Asked about DWP’s support for a new gas plant in Utah, Garcetti described it as “part of a plan to get off of coal.” But he acknowledged that any new investment in fossil fuels “doesn’t sit easy, I think, with any of us.”

“We have to make sure that there is sustainable power, and it’s way too early to be able to say there’s something where we can snap our fingers and have battery storage at that level,” Garcetti said. “It’s something that I continue to push this department to look at in any way that we can. Because that to me is not a long-term solution. I don’t want to see in 30 years from now that we have a natural gas plant, even if it’s in Utah.”

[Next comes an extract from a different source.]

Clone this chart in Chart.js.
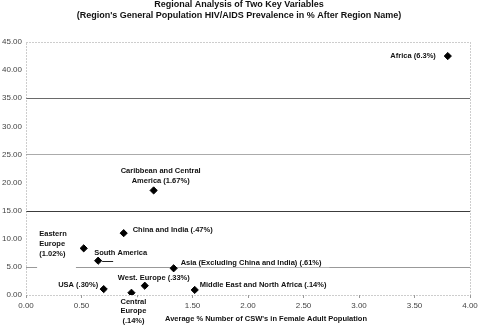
<!DOCTYPE html>
<html>
<head>
<meta charset="utf-8">
<script src="https://cdn.jsdelivr.net/npm/chart.js@4/dist/chart.umd.min.js"></script>
<style>
html,body{margin:0;padding:0;background:#fff;}
#wrap{width:478px;height:326px;position:relative;}
</style>
</head>
<body>
<div id="wrap"><canvas id="c" width="478" height="326"></canvas></div>
<script>
// ---- Data ----
const regions = ["Africa (6.3%)", "Caribbean and Central America (1.67%)", "China and India (.47%)",
  "Eastern Europe (1.02%)", "South America", "Asia (Excluding China and India) (.61%)",
  "West. Europe (.33%)", "USA (.30%)", "Central Europe (.14%)", "Middle East and North Africa (.14%)"];
const cswPercent = [3.80, 1.15, 0.88, 0.52, 0.65, 1.33, 1.07, 0.70, 0.95, 1.52];
const yValues = [42.5, 18.6, 11.0, 8.3, 6.1, 4.75, 1.65, 1.05, 0.4, 0.9];
const xTicks = [0, 0.5, 1, 1.5, 2, 2.5, 3, 3.5, 4];
const yTicks = [0, 5, 10, 15, 20, 25, 30, 35, 40, 45];
const titleLines = ["Regional Analysis of Two Key Variables",
  "(Region's General Population HIV/AIDS Prevalence in % After Region Name)"];
const xTitle = "Average % Number of CSW's in Female Adult Population";

// label presentation (lines, offset from marker, alignment)
const labelLayout = [
  {lines:["Africa (6.3%)"], dx:-12, dy:0, align:"right", box:[-2,2]},
  {lines:["Caribbean and Central","America (1.67%)"], dx:7, dy:-19.5, align:"center", box:[-2,2]},
  {lines:["China and India (.47%)"], dx:9, dy:-3, align:"left", box:[-2,2]},
  {lines:["Eastern","Europe","(1.02%)"], dx:-44.5, dy:-14, align:"left", box:[-2,2]},
  {lines:["South America"], dx:-4, dy:-7.5, align:"left", box:[-2,2], leader:true},
  {lines:["Asia (Excluding China and India) (.61%)"], dx:7, dy:-5.5, align:"left", box:[-3,8]},
  {lines:["West. Europe (.33%)"], dx:-27, dy:-7.5, align:"left", box:[-2,2]},
  {lines:["USA (.30%)"], dx:-5.5, dy:-4, align:"right", box:[-2,2]},
  {lines:["Central","Europe","(.14%)"], dx:2, dy:9, align:"center", box:[-2,2]},
  {lines:["Middle East and North Africa (.14%)"], dx:5, dy:-5, align:"left", box:[-2,2]}
];
const FONT = "'Liberation Sans', Arial, sans-serif";

const frameAndLabels = {
  id: 'frameAndLabels',
  beforeDatasetsDraw(chart) {
    const {ctx, chartArea: a, scales: {x, y}} = chart;
    ctx.save();
    // horizontal reference lines
    const refs = [
      {v:35, c:'#6a6a6a', segs:[[0,4]]},
      {v:25, c:'#ababab', segs:[[0,4]]},
      {v:15, c:'#3c3c3c', segs:[[0,4]]},
      {v:5,  c:'#999999', segs:[[0,0.1],[0.45,4]]}
    ];
    ctx.lineWidth = 1;
    refs.forEach(r => {
      const py = Math.round(y.getPixelForValue(r.v)) + 0.5;
      ctx.strokeStyle = r.c;
      r.segs.forEach(s => {
        ctx.beginPath();
        ctx.moveTo(x.getPixelForValue(s[0]), py);
        ctx.lineTo(x.getPixelForValue(s[1]), py);
        ctx.stroke();
      });
    });
    // dotted frame
    ctx.strokeStyle = '#9a9a9a';
    ctx.setLineDash([1, 2]);
    const l = Math.round(a.left) + 0.5, r = Math.round(a.right) + 0.5;
    const t = Math.round(a.top) + 0.5, b = Math.round(a.bottom) + 0.5;
    ctx.strokeRect(l, t, r - l, b - t);
    ctx.setLineDash([]);
    // labels
    ctx.font = "bold 7.5px " + FONT;
    ctx.textBaseline = 'middle';
    const lh = 9.6;
    const meta = chart.getDatasetMeta(0);
    labelLayout.forEach((lab, i) => {
      const pt = meta.data[i];
      const mx = pt.x, my = pt.y;
      const ax = mx + lab.dx;
      const widths = lab.lines.map(s => ctx.measureText(s).width);
      const w = Math.max(...widths);
      let left;
      if (lab.align === 'left') left = ax;
      else if (lab.align === 'right') left = ax - w;
      else left = ax - w / 2;
      const top = my + lab.dy - 4.5;
      const h = (lab.lines.length - 1) * lh + 9;
      ctx.fillStyle = '#fff';
      ctx.fillRect(left + lab.box[0], top, w - lab.box[0] + lab.box[1], h);
      ctx.fillStyle = '#111';
      ctx.textAlign = lab.align;
      lab.lines.forEach((s, k) => ctx.fillText(s, ax, my + lab.dy + k * lh));
      if (lab.leader) {
        ctx.strokeStyle = '#222';
        ctx.beginPath();
        ctx.moveTo(mx + 4, Math.round(my) + 0.5);
        ctx.lineTo(mx + 15, Math.round(my) + 0.5);
        ctx.stroke();
      }
    });
    ctx.restore();
  },
  afterDraw(chart) {
    const {ctx, chartArea: a} = chart;
    ctx.save();
    ctx.fillStyle = '#111';
    ctx.textAlign = 'center';
    ctx.textBaseline = 'middle';
    ctx.font = "bold 9px " + FONT;
    ctx.fillText(titleLines[0], 239, 5);
    ctx.fillText(titleLines[1], 239, 16);
    ctx.font = "bold 7.5px " + FONT;
    ctx.fillText(xTitle, (a.left + a.right) / 2 + 18, 319);
    ctx.restore();
  }
};

new Chart(document.getElementById('c'), {
  type: 'scatter',
  data: {
    datasets: [{
      data: cswPercent.map((v, i) => ({x: v, y: yValues[i]})),
      pointStyle: 'rectRot',
      pointRadius: 3.6,
      pointHoverRadius: 3.6,
      backgroundColor: '#000',
      borderColor: '#000',
      borderWidth: 1
    }]
  },
  options: {
    responsive: false,
    animation: false,
    devicePixelRatio: 1,
    layout: {padding: {top: 42, right: 8, left: 0, bottom: 0}},
    plugins: {legend: {display: false}, tooltip: {enabled: false}, title: {display: false}},
    scales: {
      x: {
        type: 'linear', min: 0, max: 4,
        afterBuildTicks: s => { s.ticks = xTicks.map(v => ({value: v})); },
        afterFit: s => { s.height = 31; s.paddingRight = 0; s.paddingLeft = 0; },
        border: {display: false},
        grid: {drawOnChartArea: false, drawTicks: true, tickLength: 3, tickColor: '#999', color: '#999'},
        ticks: {autoSkip: false, maxRotation: 0, padding: 3, color: '#444',
          font: {family: FONT, size: 8}, callback: v => Number(v).toFixed(2)}
      },
      y: {
        type: 'linear', min: 0, max: 45,
        afterBuildTicks: s => { s.ticks = yTicks.map(v => ({value: v})); },
        afterFit: s => { s.width = 26; s.paddingTop = 0; s.paddingBottom = 0; },
        border: {display: false},
        grid: {display: false, drawTicks: false},
        ticks: {autoSkip: false, padding: 4, color: '#444',
          font: {family: FONT, size: 8}, callback: v => Number(v).toFixed(2)}
      }
    }
  },
  plugins: [frameAndLabels]
});
</script>
</body>
</html>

DWP officials have said they agreed to a gas plant at the Intermountain site in part to maintain access to the Southern Transmission System, a 500-mile power line corridor that brings electricity from Utah to Southern California. They see the transmission lines as a valuable pathway for importing low-cost clean energy from Utah alongside the gas-fired electricity. They’ve also said they plan to pay down the gas plant’s costs on an accelerated schedule, to make possible its early retirement.


But S. David Freeman, a former DWP general manager who now works with environmental groups to advocate for renewable energy, has criticized Garcetti for going along with the Utah gas plant — even though the mayor helped downsize the project to 840 megawatts from the 1,200 megawatts previously supported by DWP.

“It’s global warming, for God’s sake. It doesn’t matter if it’s in Utah or if it’s in downtown L.A. as far as the climate’s concerned,” Freeman said. “I think a little sunlight needs to be shone on that sucker.”